Closed thorellk closed 3 years ago
Hi @thorellk ,
I think that there must be some options which allow us to tweak this behavior https://multiqc.info/docs/
In case it doesn't then it'd be really helpful if you can indicate the files which you'd like to be used by MultiQC (such as prokka/*txt
etc) in a file tree format like
- prokka
----1.txt
----2.txt
-xyz.json
And attach a sample MultiQC report so that can incorporate the changes and make sure that we are still generating the information we need.
For each sample, the files for MultiQC are:
fastp/${pair_id}.fastp.json
and prokka/${pair_id}_prokka/${pair_id}.txt
So basically the total input files would be covered by fastp/*
and prokka/*/*.txt
Cool, let me raise a PR for it soon :)
@thorellk You are correct that MultiQC executed like multiqc .
will look for files matching the predefined matching patterns in MultiQC to determine which files to parse and include in the report. However, just like you mentioned, since we have configured it so that the MULTIQC process only takes the fastp reports and the prokka outputs there shouldn't be much else in the process work directory than what we want it to find (https://github.com/ctmrbio/BACTpipe/blob/master/bactpipe.nf#L90).
How many samples did you run to make it hit the time limit?
My guess (without any checking) is that it is slow because MultiQC reads through all files in the prokka output folders to see if any information in the files match, as it seems we are unlucky enough that pretty much all files in these directories are large, but small enough not to be ignored by MultiQC (it by default ignores files 5MB+, and on the test set I just ran about 88% of the files are smaller than 5MB).

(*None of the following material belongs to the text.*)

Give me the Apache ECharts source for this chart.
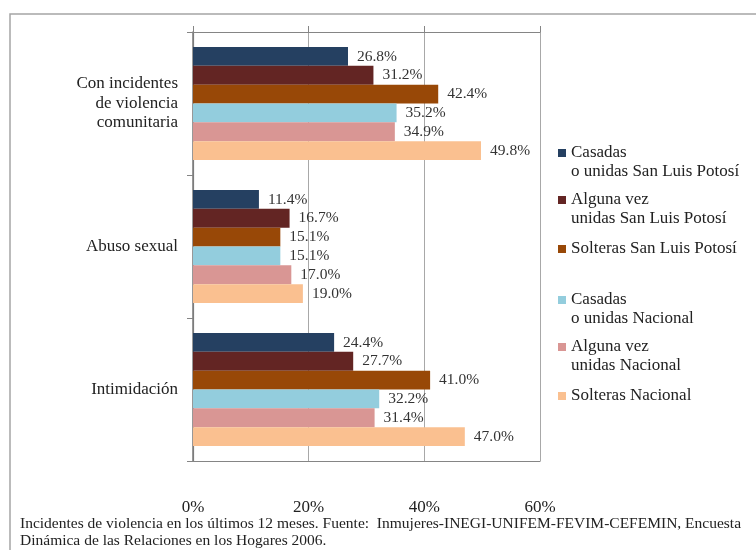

But it should be easy to fix, just like you said https://multiqc.info/docs/#choosing-where-to-scan
This is the content of the work directory for the multiqc process for one of my test runs:
(base) [boulund@c1hitachi10 e092a9b00c8550f42ab15d59a71ab1]$ ls
10_prokka 14_prokka 1_prokka 5_prokka 9_prokka 12.json 16.json 3.json 7.json
11_prokka 15_prokka 2_prokka 6_prokka multiqc_report_data 13.json 17.json 4.json 8.json
12_prokka 16_prokka 3_prokka 7_prokka 10.json 14.json 1.json 5.json 9.json
13_prokka 17_prokka 4_prokka 8_prokka 11.json 15.json 2.json 6.json multiqc_report.html
(base) [boulund@c1hitachi10 e092a9b00c8550f42ab15d59a71ab1]$ ls 10_prokka
it162.err it162.ffn it162.fsa it162.gff it162.sqn it162.tsv
it162.faa it162.fna it162.gbk it162.log it162.tbl it162.txt
Thus:
multiqc *.json */*.txt
should minimize the risk of timeouts (and perhaps we should raise the requested time a bit)
I'm testing these changes right now. Will make a PR to develop as soon as I've verified that it works.
This issue is resolved by https://github.com/ctmrbio/BACTpipe/pull/158
We had an incident where the job executing the MultiQC process timed out and I therefore have a question. MultiQC is currently executed like this:
multiqc . --filename multiqc_report.html
This should mean that MultiQC searches all the file tree below where the script is executed but maybe this is overrided by that the module input is only the
path('*.json')
andpath('*_prokka')
files? If this is the case maybe we should limit it even further topath('*_prokka/*txt')
files to make it run as fast as possible? Please let me know if I am correct in my interpretation how it's executed.